Friday afternoon . The weeks drawing to a close . All the trucks so far coming in and going out to Europe are on schedule . Then the phone call. The truck from Belgium with a full load of frozen food cannot get tipped in London . The reason . Broken pallets . This has not happened to our company very often , but it can prove to be a major headache .
Normally the first we hear about it is from our carrier . In this case ( a few months back), the haulier had arrived on time and they were very slowly unloading him . By hand . We had informed London, ( our customers , customer) at what time he was due to arrive and as usual he was dead on time . Nine am.
The first thing we did was inform our customer , in this case, a respected food importing company . The second thing we did was, get a photo. This was sent from the driver to us and passed on directly to our customer . This problem needed to be sorted out . The last thing any party wants on a Friday afternoon is a load rejected . Our customer is obviously concerned about any damage and our carrier needs to get away at a resonable time.
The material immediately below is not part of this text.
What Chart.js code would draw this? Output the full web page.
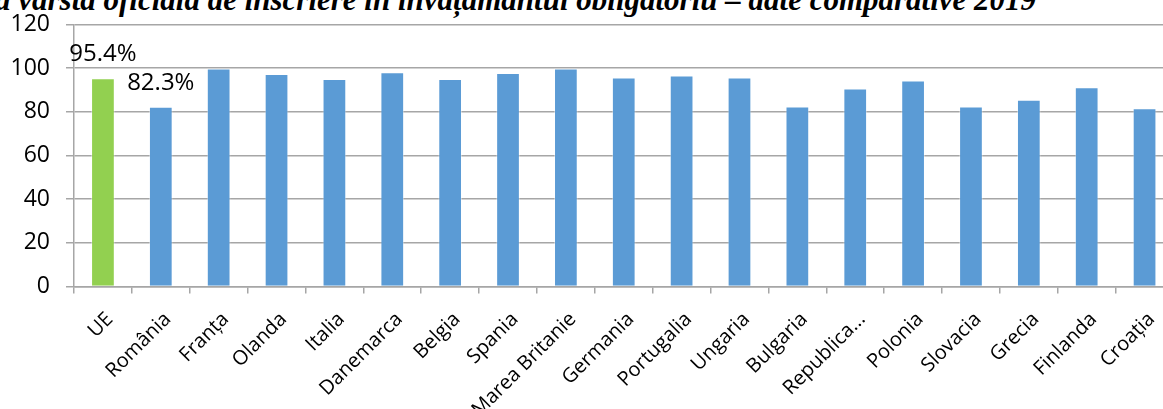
<!DOCTYPE html>
<html>
<head>
<meta charset="utf-8">
<script src="https://cdn.jsdelivr.net/npm/chart.js@4"></script>
<style>
  html, body { margin: 0; padding: 0; background: #fff; overflow: hidden; width: 1163px; height: 409px; }
  #wrap { position: relative; width: 1163px; height: 409px; overflow: hidden; }
  #title { position: absolute; left: -5px; top: -16px; white-space: nowrap;
    font: italic bold 31px "Liberation Serif", "Times New Roman", serif; line-height: 31px; color: #000; }
  #box { position: absolute; left: 0; top: 0; width: 1180px; height: 430px; }
</style>
</head>
<body>
<div id="wrap">
  <div id="title">a vârsta oficială de înscriere în învățământul obligatoriu – date comparative 2019</div>
  <div id="box"><canvas id="c" width="1180" height="430"></canvas></div>
</div>
<script>
const categories = ['UE', 'România', 'Franța', 'Olanda', 'Italia', 'Danemarca', 'Belgia', 'Spania',
  'Marea Britanie', 'Germania', 'Portugalia', 'Ungaria', 'Bulgaria', 'Republica...', 'Polonia',
  'Slovacia', 'Grecia', 'Finlanda', 'Croația'];
const values = [95.4, 82.3, 99.8, 97.3, 95.0, 98.1, 95.0, 97.8, 99.8, 95.7, 96.6, 95.7, 82.5,
  90.7, 94.4, 82.5, 85.5, 91.3, 81.7];
const yTicks = [0, 20, 40, 60, 80, 100, 120];
const labelledBars = [0, 1];

const GREEN = '#92D050', BLUE = '#5B9BD5', GRID = '#a6a6a6';
const FONT = '"Open Sans", "DejaVu Sans", sans-serif';
const CANVAS_H = 430, AXIS_Y = 286.6;

const barLabels = {
  id: 'barLabels',
  afterDatasetsDraw(chart) {
    const ctx = chart.ctx;
    const meta = chart.getDatasetMeta(0);
    ctx.save();
    ctx.font = '24px ' + FONT;
    ctx.fillStyle = '#000';
    ctx.textAlign = 'center';
    ctx.textBaseline = 'alphabetic';
    labelledBars.forEach(i => {
      const el = meta.data[i];
      ctx.fillText(values[i].toFixed(1) + '%', el.x, el.y - 17);
    });
    ctx.restore();
  }
};

new Chart(document.getElementById('c'), {
  type: 'bar',
  data: {
    labels: categories,
    datasets: [{
      data: values,
      backgroundColor: values.map((v, i) => i === 0 ? GREEN : BLUE),
      borderColor: 'rgba(255,255,255,0.4)',
      borderWidth: 1,
      barPercentage: 0.41,
      categoryPercentage: 1
    }]
  },
  options: {
    responsive: false,
    animation: false,
    devicePixelRatio: 1,
    layout: { padding: { top: 24.5, left: 0, right: 6.5, bottom: 0 } },
    plugins: { legend: { display: false }, tooltip: { enabled: false }, title: { display: false } },
    scales: {
      x: {
        grid: { drawOnChartArea: false, drawTicks: true, tickLength: 7, color: GRID, lineWidth: 1.5, offset: true },
        border: { color: GRID, width: 1.5 },
        ticks: { color: '#000', font: { family: FONT, size: 20 }, maxRotation: 45, minRotation: 45, padding: 14, labelOffset: 7, autoSkip: false },
        afterFit(scale) { scale.height = CANVAS_H - AXIS_Y; scale.paddingLeft = 0; scale.paddingRight = 0; }
      },
      y: {
        min: 0, max: 120,
        afterBuildTicks(scale) { scale.ticks = yTicks.map(v => ({ value: v })); },
        grid: { color: GRID, lineWidth: 1.5, tickLength: 8 },
        border: { color: GRID, width: 1.5 },
        ticks: { color: '#000', font: { family: FONT, size: 23 }, padding: 16 },
        afterFit(scale) { scale.width = 74; scale.paddingTop = 0; scale.paddingBottom = 0; }
      }
    }
  },
  plugins: [barLabels]
});
</script>
</body>
</html>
Our loss adjuster with (whom I have known since 1994) has told me in the past that this is a grey area as far as responsibilty is concerned . However , the photos showed that the pallets were straight and had simply broken at the end . And had not moved. The frozen food weighed 900kg . A normal pallet can carry 4600.00 Kg , so it was simply a matter of old pallets collasping .
If the pallets were leaning , either forward or to one side , it would be a strong possiblity that this was caused by erratic driving . In which case the responibity would lay, in my view with our carrier . And someone is responsible . Always. Eventually, after 7 hours of unloading by hand where needed , the truck was empty . A whole morning and most of the afternoon wasted .
In retrospect, all parties were fortunate that the truck was not simply rejected by the company in London . Then we would have had to sent it a coldstore to be unloaded . And of course costs would have had to be added .
In 25 years of freight forwarding as I have stated ,this has not happened very often . A few times in London market , once, I went down to help out !
The Punchline .
So, we had another order from the same customer a few weeks later . Frozen food coming in from Belgium . And the outcome? The same thing happened .
Now once , bad luck . But twice?
For me that was unheard of. This was the fault of the shipper . If they have been warned about this problem before , the least they could have done was quality check their pallets . And so I decided not to send any more trucks into this shipper again . We have to trust all parties to be responsible.